Researchers gathered data from 10 state laboratories and found rates for Campylobacter stuck at 12.79 illnesses per 100,000. Listeria remained at 0.27 per 100,000. Salmonella hung at 14.92, although the typhimurium and heidelberg varieties became less common. The incidence of Salmonella newport increased. About 6.26 per 100,000 people were sickened by Shigella, and Shiga toxin-producing Escherichia coli struck 1.20 per 100,000. Cryptosporidium increased by 44%, although this may be due to improved testing and treatment options, and 2.67 per 100,000 were made ill by this parasite. All case rates were higher than Healthy People 2010 goals.
Concern about food-related illness continues after a spate of recent outbreaks and related product recalls. For example, Malt-O-Meal Co. last month recalled various cereals because of Salmonella contamination. The CDC recorded 21 related illnesses in 13 states. In March, another Salmonella outbreak that sickened 50 people in 16 states was associated with imported cantaloupes.

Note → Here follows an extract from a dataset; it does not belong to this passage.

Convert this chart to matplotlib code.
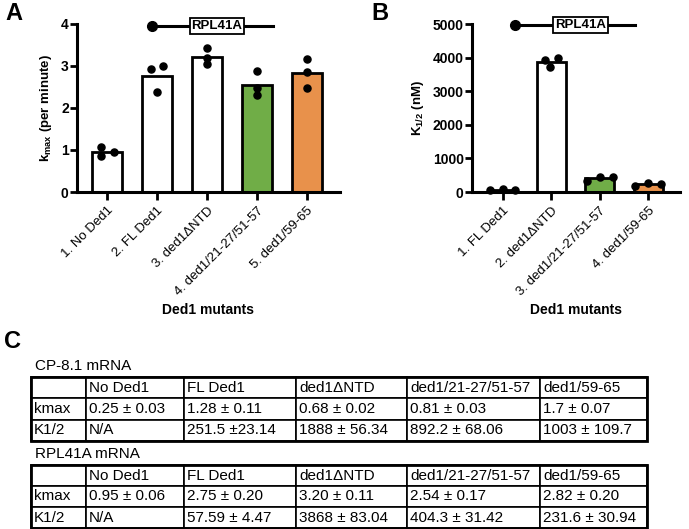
import numpy as np
import matplotlib
matplotlib.use("Agg")
import matplotlib.pyplot as plt
from matplotlib.patches import Rectangle

plt.rcParams['font.family'] = ['Liberation Sans', 'DejaVu Sans']
plt.rcParams['mathtext.fontset'] = 'custom'
plt.rcParams['mathtext.bf'] = 'Liberation Sans:bold'
plt.rcParams['mathtext.rm'] = 'Liberation Sans'

# panel A data (RPL41A, kmax)
a_labels = ['1. No Ded1', '2. FL Ded1', '3. ded1\u0394NTD', '4. ded1/21-27/51-57', '5. ded1/59-65']
a_kmax = [0.95, 2.75, 3.20, 2.54, 2.82]
a_reps = [[1.06, 0.86, 0.95], [2.91, 2.99, 2.37], [3.41, 3.17, 3.03],
          [2.88, 2.48, 2.30], [3.15, 2.86, 2.47]]

# panel B data (RPL41A, K1/2)
b_labels = ['1. FL Ded1', '2. ded1\u0394NTD', '3. ded1/21-27/51-57', '4. ded1/59-65']
b_k12 = [57.59, 3868, 404.3, 231.6]
b_reps = [[45, 75, 53], [3926, 3728, 3996], [340, 440, 433], [190, 280, 225]]

# table data
col_names = ['', 'No Ded1', 'FL Ded1', 'ded1\u0394NTD', 'ded1/21-27/51-57', 'ded1/59-65']
cp_kmax = ['0.25 \u00b1 0.03', '1.28 \u00b1 0.11', '0.68 \u00b1 0.02', '0.81 \u00b1 0.03', '1.7 \u00b1 0.07']
cp_k12 = ['N/A', '251.5 \u00b123.14', '1888 \u00b1 56.34', '892.2 \u00b1 68.06', '1003 \u00b1 109.7']
rpl_kmax = ['0.95 \u00b1 0.06', '2.75 \u00b1 0.20', '3.20 \u00b1 0.11', '2.54 \u00b1 0.17', '2.82 \u00b1 0.20']
rpl_k12 = ['N/A', '57.59 \u00b1 4.47', '3868 \u00b1 83.04', '404.3 \u00b1 31.42', '231.6 \u00b1 30.94']

green = '#70AD47'
orange = '#E8914B'
a_colors = ['white', 'white', 'white', green, orange]
b_colors = ['white', 'white', green, orange]
# horizontal spread of replicate dots (layout only)
a_spread = [[-0.12, -0.12, 0.13], [-0.13, 0.12, 0.0], [0, 0, 0], [0, 0, 0], [0, 0, 0]]
b_spread = [[-0.27, 0.0, 0.25], [-0.14, -0.02, 0.14], [-0.27, 0.0, 0.27], [-0.27, 0.0, 0.27]]

W, H = 689, 529
fig = plt.figure(figsize=(W / 100, H / 100), dpi=100)

def px_axes(x0, x1, y0, y1):
    # pixel box (top-left origin) -> figure axes
    return fig.add_axes([x0 / W, 1 - y1 / H, (x1 - x0) / W, (y1 - y0) / H])

def bar_panel(ax, labels, vals, reps, spread, colors, ymax, ystep, ylabel, ylab_size,
              line_x, line_y, box_x):
    x = np.arange(len(vals))
    ax.bar(x, vals, width=0.6, color=colors, edgecolor='black', linewidth=2.0, zorder=2)
    for i in range(len(vals)):
        ax.scatter(x[i] + np.array(spread[i]), reps[i], s=26, color='black', zorder=3,
                   clip_on=False)
    ax.set_ylim(0, ymax)
    ax.set_yticks(np.arange(0, ymax + 1, ystep))
    ax.set_xticks(x)
    ax.set_xticklabels(labels, rotation=45, ha='right', rotation_mode='anchor', fontsize=9.5)
    for lab in ax.get_yticklabels():
        lab.set_fontweight('bold')
    ax.tick_params(axis='y', labelsize=10, width=2.0, length=5, pad=1)
    ax.tick_params(axis='x', width=2.0, length=6, pad=3)
    for s in ['top', 'right']:
        ax.spines[s].set_visible(False)
    for s in ['left', 'bottom']:
        ax.spines[s].set_linewidth(2.2)
    ax.set_ylabel(ylabel, fontsize=ylab_size, fontweight='bold', labelpad=5)
    ax.set_xlabel('Ded1 mutants', fontsize=10, fontweight='bold', labelpad=4)
    # RPL41A construct marker
    ax.plot(line_x, [line_y, line_y], color='black', linewidth=2.2, zorder=4, clip_on=False)
    ax.plot(line_x[0], line_y, 'o', color='black', markersize=7, zorder=5, clip_on=False)
    ax.text(box_x, line_y, 'RPL41A', fontsize=9.5,
            fontweight='bold', ha='center', va='center', zorder=6,
            bbox=dict(boxstyle='square,pad=0.15', facecolor='white', edgecolor='black', linewidth=1.3))

axA = px_axes(77, 340, 23.5, 192)
axA.set_xlim(-0.6, 4.66)
bar_panel(axA, a_labels, a_kmax, a_reps, a_spread, a_colors, 4, 1,
          r'$\mathbf{k_{max}}$ (per minute)', 9.5, [0.9, 3.32], 3.94, 2.2)

axB = px_axes(472, 680, 24, 192)
axB.set_xlim(-0.64, 3.66)
bar_panel(axB, b_labels, b_k12, b_reps, b_spread, b_colors, 5000, 1000,
          r'$\mathbf{K_{1/2}}$ (nM)', 9.5, [0.25, 2.73], 4970, 1.6)

# panel letters
fig.text(5 / W, 1 - 14 / H, 'A', fontsize=17, fontweight='bold', va='center', ha='left')
fig.text(371 / W, 1 - 14 / H, 'B', fontsize=17, fontweight='bold', va='center', ha='left')
fig.text(4 / W, 1 - 341 / H, 'C', fontsize=17, fontweight='bold', va='center', ha='left')

# tables
col_px = [55, 98, 112, 111, 133, 107]
tab_x0 = 31
tab_w = sum(col_px)

def draw_table(title, kmax_row, k12_row, top, height):
    fig.text(35 / W, 1 - (top - 11) / H, title, fontsize=11, va='center', ha='left')
    tax = px_axes(tab_x0, tab_x0 + tab_w, top, top + height)
    tax.axis('off')
    rows = [col_names, ['kmax'] + kmax_row, ['K1/2'] + k12_row]
    tb = tax.table(cellText=rows, colWidths=[c / tab_w for c in col_px],
                   cellLoc='left', bbox=[0, 0, 1, 1])
    tb.auto_set_font_size(False)
    for (r, c), cell in tb.get_celld().items():
        cell.set_linewidth(1.2)
        cell.set_edgecolor('black')
        cell.PAD = 3.0 / col_px[c]
        cell.get_text().set_fontsize(11)
    tax.add_patch(Rectangle((0, 0), 1, 1, transform=tax.transAxes, fill=False,
                            linewidth=2.0, edgecolor='black', clip_on=False))

draw_table('CP-8.1 mRNA', cp_kmax, cp_k12, 377, 64)
draw_table('RPL41A mRNA', rpl_kmax, rpl_k12, 465, 63)

fig.savefig('out.png', dpi=100)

In order to reduce such outbreaks in the future, the Food and Drug Administration issued a food protection plan in November 2007. The American Medical Association published in 2001 and updated in 2004 a resource, "Diagnosis and management of foodborne illnesses: A primer for physicians and other health care professionals," in conjunction with the CDC, FDA, the American Nurses Assn. and the U.S. Dept. of Agriculture. An online version is expected within the next few months.